Date of Conferral
Doctor of Education (Ed.D.)
In a New England school district, students with emotional disabilities (SWED) were educated in the most restrictive educational placement outside the general education classroom at higher rates than any other disability group The purpose of this qualitative, instrumental case study was to explore administrators' and teachers' perceptions regarding campus and district level systems and structures, professional development (PD) available, and the role of administrators in building capacity for the inclusion of SWED in the general education classroom. Vygotsky's theory of social development, Knowles's theory of andragogy, and Knoster's model for leading and managing complex change provided the theoretical framework for this study. A district-wide anonymous questionnaire was followed up by semistructured interviews with 4 special educators, 4 general educators, and 4 administrators. Criteria for the purposeful selection of interview participants included graduation from a 4-year university teacher education program and a minimum of 4 years teaching or administrative experience in an inclusive environment. Data were coded and investigated for themes and patterns.

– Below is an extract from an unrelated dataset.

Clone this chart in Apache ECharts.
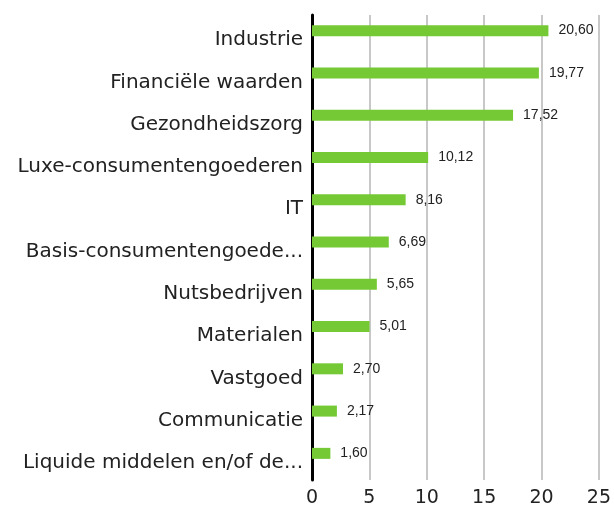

Three primary themes emerged: the need to adequately staff and improve fidelity to existing systems and structures, creation and implementation of practical and theoretical PD regarding SWED, and development of cohesive systems embedded in a culture that supports a sense of belonging for all students. This study will provide district administrators with resources to construct differentiated PD to build capacity for inclusion of SWED, creating positive social change by providing equitable access to instruction for all students.